■ **WHAT THE TASK ASKS**
Collect all lines from the records below that include the word "this".

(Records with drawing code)
========
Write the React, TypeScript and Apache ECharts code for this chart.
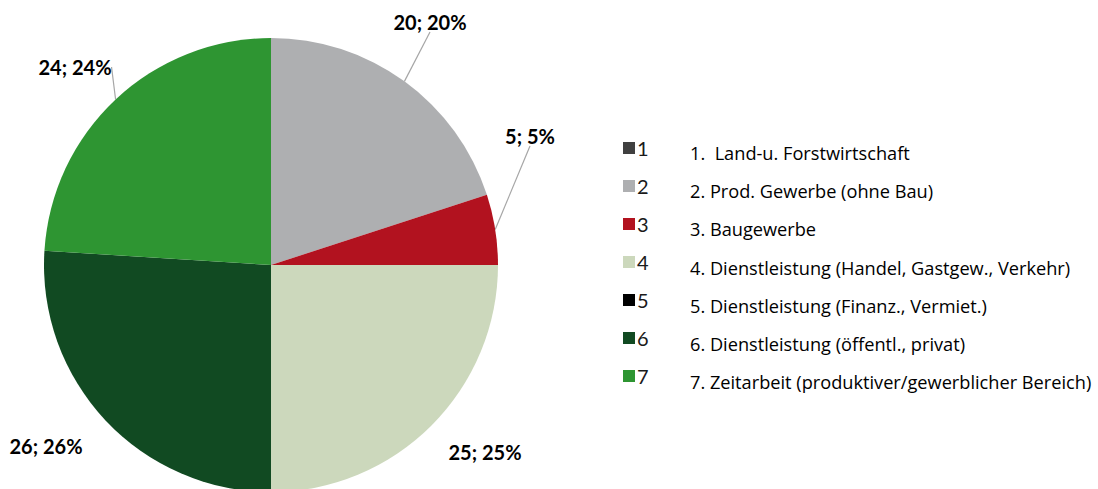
import React, { useEffect, useRef } from "react";
import * as echarts from "echarts";

const categories = ["1", "2", "3", "4", "5", "6", "7"];
const values = [0, 20, 5, 25, 0, 26, 24];
const percents = [0, 20, 5, 25, 0, 26, 24];
const descriptions = [
  "1.  Land-u. Forstwirtschaft",
  "2. Prod. Gewerbe (ohne Bau)",
  "3. Baugewerbe",
  "4. Dienstleistung (Handel, Gastgew., Verkehr)",
  "5. Dienstleistung (Finanz., Vermiet.)",
  "6. Dienstleistung (öffentl., privat)",
  "7. Zeitarbeit (produktiver/gewerblicher Bereich)",
];
const colors = ["#404040", "#AEAFB1", "#B2121F", "#CCD8BC", "#000000", "#114A22", "#2E9532"];

// label anchor positions (styling only)
const labelPos: Record<number, [number, number]> = {
  1: [430, 22],
  2: [530, 136],
  3: [485, 452],
  5: [46, 446],
  6: [75, 67],
};
const noLine = [3, 5];

const FONT = "Lato, 'Open Sans', sans-serif";
const DESC_FONT = "'Open Sans', Lato, sans-serif";

export default function App() {
  const ref = useRef<HTMLDivElement>(null);
  useEffect(() => {
    document.body.style.margin = "0";
    const chart = echarts.init(ref.current!, null, { renderer: "svg" });
    const data = categories.map((c, i) => ({
      name: c,
      value: values[i],
      itemStyle: { color: colors[i] },
      label: { show: values[i] > 0 },
      labelLine: { show: values[i] > 0 && !noLine.includes(i) },
    }));
    chart.setOption({
      animation: false,
      backgroundColor: "#ffffff",
      legend: {
        orient: "vertical",
        left: 618,
        top: 133,
        itemWidth: 12,
        itemHeight: 12,
        itemGap: 18,
        icon: "rect",
        textStyle: { fontFamily: FONT, fontSize: 20, color: "#1a1a1a", lineHeight: 20, padding: [0, 0, 0, -3] },
        data: categories,
      },
      graphic: descriptions.map((d, i) => ({
        type: "text",
        left: 690,
        top: 144 + i * 38.2,
        style: { text: d, font: `18.2px ${DESC_FONT}`, fill: "#000000" },
      })),
      series: [
        {
          type: "pie",
          center: [271, 265],
          radius: 227,
          startAngle: 90,
          clockwise: true,
          avoidLabelOverlap: false,
          data,
          itemStyle: { borderWidth: 0 },
          label: {
            show: true,
            position: "outside",
            formatter: (p: any) => `${p.value}; ${percents[p.dataIndex]}%`,
            fontFamily: FONT,
            fontWeight: "bold",
            fontSize: 20,
            color: "#000000",
          },
          labelLine: { show: true, lineStyle: { color: "#A6A6A6", width: 1.2 }, length: 1, length2: 0 },
          labelLayout: (params: any) => {
            const pos = labelPos[params.dataIndex];
            if (!pos) return {};
            return { x: pos[0], y: pos[1], align: "center", verticalAlign: "middle" };
          },
        },
      ],
    });
    return () => chart.dispose();
  }, []);
  return <div ref={ref} style={{ width: 1098, height: 489 }} />;
}
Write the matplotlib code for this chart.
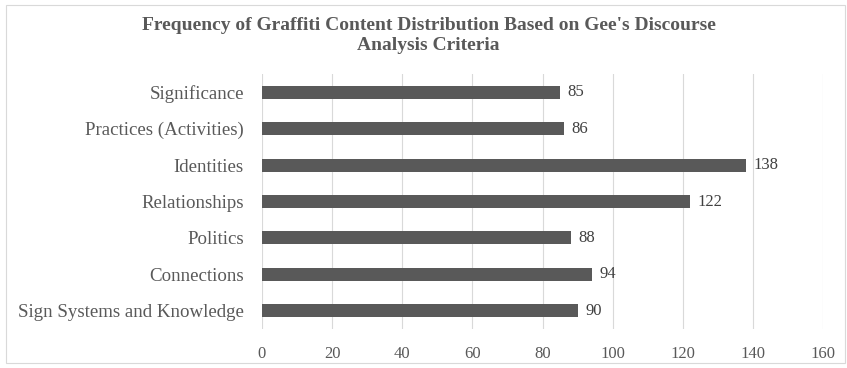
import matplotlib
matplotlib.use("Agg")
import matplotlib.pyplot as plt
from matplotlib.patches import Rectangle

# data, top to bottom as in the chart
categories = ["Significance", "Practices (Activities)", "Identities", "Relationships",
              "Politics", "Connections", "Sign Systems and Knowledge"]
counts = [85, 86, 138, 122, 88, 94, 90]
x_ticks = [0, 20, 40, 60, 80, 100, 120, 140, 160]

plt.rcParams['font.family'] = ['Liberation Serif', 'DejaVu Serif']

fig = plt.figure(figsize=(8.47, 3.68), dpi=100)
ax = fig.add_axes([262/847, 1 - 329/368, (823-262)/847, (329-74)/368])

# light frame around the whole chart
fig.patches.append(Rectangle((6/847, 5/368), 839/847, 358/368, transform=fig.transFigure,
                             fill=False, edgecolor='#d9d9d9', linewidth=0.8))

y = list(range(len(categories)))
bars = ax.barh(y, counts, height=0.36, color='#595959', zorder=3)
ax.set_ylim(len(categories) - 0.5, -0.5)
ax.set_xlim(0, 160)
ax.set_yticks(y)
ax.set_yticklabels(categories, fontsize=13.6, color='#595959')
ax.set_xticks(x_ticks)
ax.set_xticklabels([str(t) for t in x_ticks], fontsize=12, color='#595959')
ax.tick_params(axis='both', length=0)
ax.tick_params(axis='y', pad=13)
ax.tick_params(axis='x', pad=12)
ax.grid(axis='x', color='#d9d9d9', linewidth=0.8, zorder=0)
for s in ax.spines.values():
    s.set_visible(False)

for rect, v in zip(bars, counts):
    ax.text(v + 2.2, rect.get_y() + rect.get_height()/2, str(v), va='center', ha='left',
            fontsize=12, color='#404040')

fig.text(0.506, 0.903, "Frequency of Graffiti Content Distribution Based on Gee's Discourse\nAnalysis Criteria",
         ha='center', va='center', fontsize=14, fontweight='bold', color='#595959', linespacing=1.2)

fig.savefig("out.png", dpi=100)
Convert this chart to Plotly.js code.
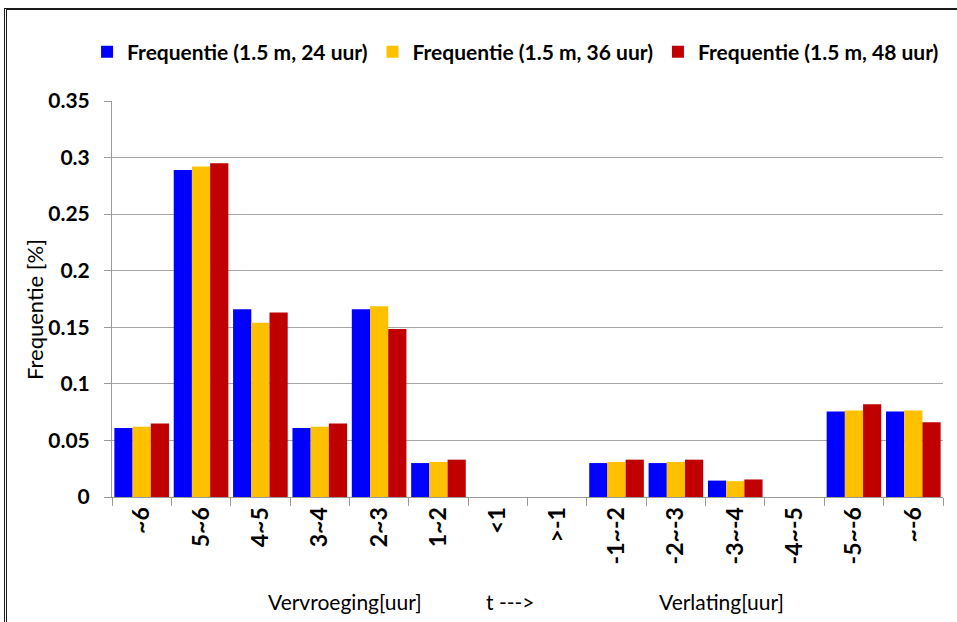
<!DOCTYPE html>
<html>
<head>
<meta charset="utf-8">
<script src="https://cdn.plot.ly/plotly-3.0.1.min.js"></script>
<style>
  html, body { margin: 0; padding: 0; background: #fff; }
  #chart { width: 957px; height: 622px; }
  #frame { position: absolute; left: 4px; top: 8px; width: 1000px; height: 700px;
           border-top: 2px solid #1a1a1a; border-left: 3px double #1a1a1a; pointer-events: none; }
</style>
</head>
<body>
<div id="chart"></div>
<div id="frame"></div>
<script>
const categories = ["~6", "5~6", "4~5", "3~4", "2~3", "1~2", "<1", ">-1",
                    "-1~-2", "-2~-3", "-3~-4", "-4~-5", "-5~-6", "~-6"];
const seriesNames = ["Frequentie (1.5 m, 24 uur)", "Frequentie (1.5 m, 36 uur)", "Frequentie (1.5 m, 48 uur)"];
const freq24 = [0.061, 0.289, 0.166, 0.061, 0.166, 0.030, 0, 0, 0.030, 0.030, 0.0145, 0, 0.0755, 0.0755];
const freq36 = [0.062, 0.292, 0.154, 0.062, 0.1685, 0.031, 0, 0, 0.031, 0.031, 0.014, 0, 0.0765, 0.0765];
const freq48 = [0.065, 0.295, 0.163, 0.065, 0.1485, 0.033, 0, 0, 0.033, 0.033, 0.0155, 0, 0.082, 0.066];
const colors = ["#0000FF", "#FFC000", "#C00000"];
const yTitle = "Frequentie [%]";
const bottomLabels = ["Vervroeging[uur]", "t --->", "Verlating[uur]"];

const seriesValues = [freq24, freq36, freq48];
const traces = seriesValues.map((vals, i) => ({
  type: "bar",
  name: seriesNames[i],
  x: categories,
  y: vals,
  marker: { color: colors[i], line: { width: 0 } }
}));

const FONT = "Lato, 'Open Sans', sans-serif";
const layout = {
  width: 957, height: 622,
  margin: { l: 112, r: 14, t: 101, b: 125 },
  paper_bgcolor: "#ffffff",
  plot_bgcolor: "#ffffff",
  barmode: "group",
  bargap: 0.08,
  bargroupgap: 0,
  showlegend: true,
  legend: {
    orientation: "h",
    x: -0.03, xanchor: "left",
    y: 1.175, yanchor: "top",
    font: { family: FONT, size: 21, color: "#000", weight: "bold" },
    itemclick: false
  },
  xaxis: {
    type: "category",
    tickangle: -90,
    tickfont: { family: FONT, size: 23, color: "#000", weight: "bold" },
    ticks: "outside",
    tickson: "boundaries",
    ticklen: 8,
    tickcolor: "#9a9a9a",
    showline: true,
    linecolor: "#9a9a9a",
    linewidth: 1,
    showgrid: false,
    fixedrange: true
  },
  yaxis: {
    range: [0, 0.35],
    dtick: 0.05,
    tick0: 0,
    tickfont: { family: FONT, size: 21, color: "#000", weight: "bold" },
    ticks: "outside",
    ticklen: 7,
    tickcolor: "#9a9a9a",
    ticklabelstandoff: 10,
    showline: true,
    linecolor: "#9a9a9a",
    linewidth: 1,
    showgrid: true,
    gridcolor: "#a6a6a6",
    gridwidth: 1,
    zeroline: false,
    fixedrange: true
  },
  annotations: [
    { text: yTitle, xref: "paper", yref: "paper", x: (34 - 112) / 831, y: (497 - 310) / 396,
      textangle: -90, showarrow: false, xanchor: "center", yanchor: "middle",
      font: { family: FONT, size: 22, color: "#000" } },
    { text: bottomLabels[0], xref: "paper", yref: "paper", x: (345 - 112) / 831, y: -(601 - 497) / 396,
      showarrow: false, xanchor: "center", yanchor: "middle",
      font: { family: FONT, size: 21, color: "#000" } },
    { text: bottomLabels[1], xref: "paper", yref: "paper", x: (510 - 112) / 831, y: -(601 - 497) / 396,
      showarrow: false, xanchor: "center", yanchor: "middle",
      font: { family: FONT, size: 21, color: "#000" } },
    { text: bottomLabels[2], xref: "paper", yref: "paper", x: (721 - 112) / 831, y: -(601 - 497) / 396,
      showarrow: false, xanchor: "center", yanchor: "middle",
      font: { family: FONT, size: 21, color: "#000" } }
  ]
};

Plotly.newPlot("chart", traces, layout, { displayModeBar: false, staticPlot: true });
</script>
</body>
</html>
========
■ **COMPLETE ANSWER**
Write the React, TypeScript and Apache ECharts code for this chart.
Write the matplotlib code for this chart.
Convert this chart to Plotly.js code.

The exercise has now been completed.